Handelsgipfel: Jetzt auch handeln!

Das Treffen von Bundeskanzlerin Merkel mit Vertretern des Lebensmittelhandels und der Lebensmittelindustrie war mehr ein Absichts- statt ein Handelsgipfel, meint Wochenblatt-Redakteurin Dr. Marit Schröder.

Dass es zu staatlich verordneten Mindestpreise kommt, hatte wohl nicht einmal die Bild-Zeitung wirklich gedacht, als sie noch am Montagmorgen unmittelbar vor dem Handelsgipfel die Furcht vor solch einem Szenario schürte. Doch was bleibt vom Gespräch der Bundeskanzlerin Angela Merkel mit Vertretern des Lebensmittelhandels und der Lebensmittelindustrie?

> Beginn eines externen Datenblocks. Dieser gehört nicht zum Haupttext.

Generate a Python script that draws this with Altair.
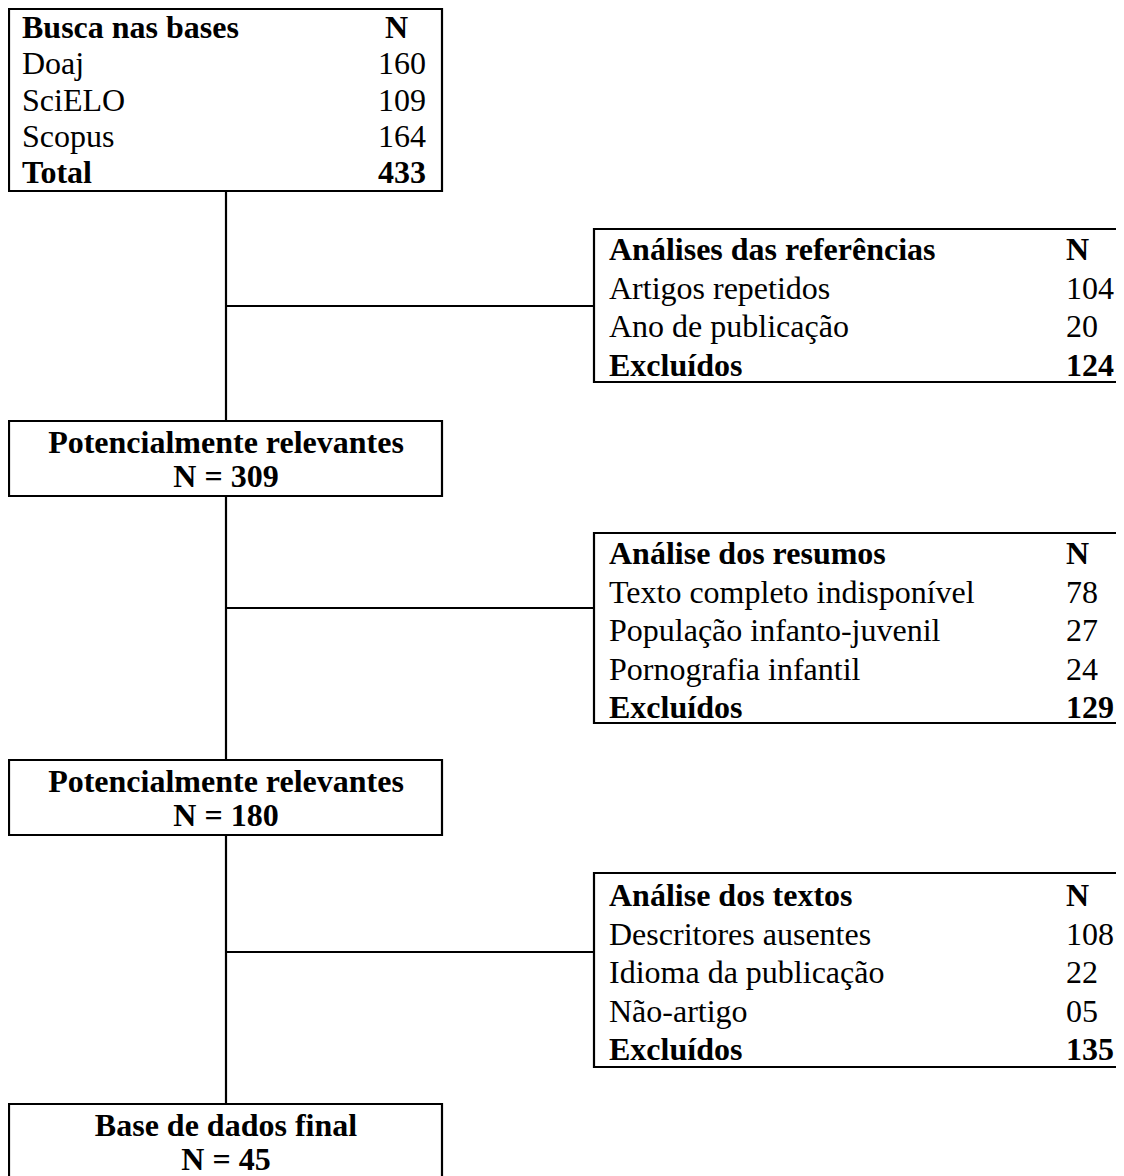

Missbrauch der Einkaufsmacht sanktionieren

Es ist gut und richtig, die EU-Richtlinie über unlautere Handelspraktiken in der Lebensmittelkette zügig in nationales Recht umzusetzen. Ein großer Verhandlungserfolg ist das allerdings nicht. Ministerin Klöckner wäre ohnehin bis Ende Mai 2021 zur Umsetzung verpflichtet gewesen. Ein Erfolg wäre hingegen, auf Ankündigungen auch Taten folgen zu lassen und diese in nationales Recht zu gießen ­­– zum Beispiel den Missbrauch der Einkaufsmacht mit Geldstrafen zu ahnden.

Alle an einen Tisch

Auch gegen die vielzitierte Forderung der Kanzlerin, alle Beteiligten sollen sich fair und auf Augenhöhe begegnen, ist im Grunde nichts zu sagen. Aber saßen gestern wirklich alle Beteiligten am Tisch? Der Gipfel zielte vor allem auf Obst- und Gemüsebauern und ihre Geschäftspartner im Lebensmitteleinzelhandel ab. Fleischproduzenten und fleischverarbeitende Industrie waren nicht eingeladen. Gerade dort besteht aber großer Handlungsbedarf – Klöckner selbst verweist bei jeder sich bietenden Gelegenheit auf einen Kilopreis für Hähnchenschenkel von 2,72 €. Und auch von Großküchen sowie der Gastronomie saß niemand mit am Tisch, obwohl der Außer-Haus-Verzehr stetig an Bedeutung gewinnt.

Diskurs angestoßen

Bei aller Kritik lässt sich aber dennoch festhalten: Es wird endlich über den Wert und die Preise für Lebensmittel diskutiert, vor allem über Folgen der Billigpreise. Das ist gut. Denn vielen Verbrauchern ist nicht bewusst, was für unsichtbare Kosten hinter dem Preisschild stecken. Hähnchenschenkel für ein paar Euro pro Kilo mögen zwar zur kurzfristigen Freude der Kunden beitragen. Was ein solcher Preis aber langfristig für Erzeuger und Tier bedeutet, ist im Supermarktregal nicht ersichtlich. Es gilt daher, den Diskussionen um Tierwohllabel und Haltungsbedingungen Platz im angekündigten Diskurs einzuräumen – damit es nicht bei Absichtsbekundungen bleibt, sondern der Handelsgipfel auch wirklich zum Handeln führt.